MUMBAI | Oct 12, 2015 - Feb 2, 2016
NEW YORK | Sep 17, 2015 - Dec 2, 2015
The first-ever retrospective of the Indian modern artist Avinash Chandra who lived most of his life in the West, in London and New York. Avinash Chandra trained in India at the Delhi Polytechnic (later, College of Art, New Delhi), known for his European-style landscapes and the innovations he brought to them, before leaving for London in 1956. Over the next forty years, his career flourished to much acclaim in the West during the years of liberalism, sexual revolution and new age spirituality in the 1960s and ’70s, evolving a refined and wholly new visual language that explored the sensual, sexual, fecund and celebratory human body in arrangements across the painted surface that best describe themselves as ‘humanscapes’.

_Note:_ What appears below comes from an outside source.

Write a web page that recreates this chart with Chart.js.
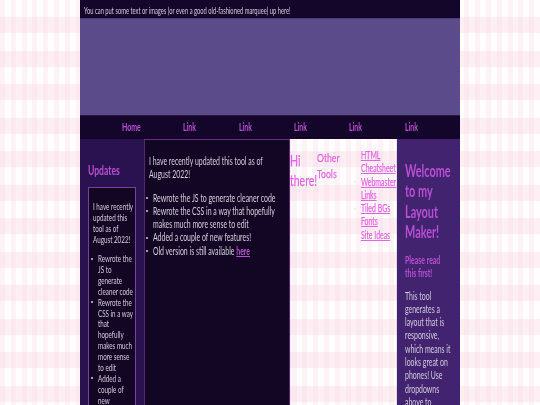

Avinash Chandra’s work reflects the wantonness of the hippie movement and the colours of pop art but his art wasn’t just a hedonist celebration of the human form or sexuality, even as his humanscapes pulsated with the energy of elegant, curving, faceless bodies or genitalia, that recalled the sexual themes and visual harmony of tantric art, also then very popular in the West. Received very well in London, he repeated his success as an émigré Indian artist in New York in the 1970s, before returning to London, where he lived till his early death in 1991 – remaining, ironically, unsung in India all along. Avinash Chandra’s art possesses a rare verve and energy that sublimated his influences to create an entirely original art that was emphatically modern in its thrust. This was true till the very end when he turned from the human form to nature in detailed, lyrical foliagescapes – a major turn in his oeuvre that he didn’t live long enough to see fully through.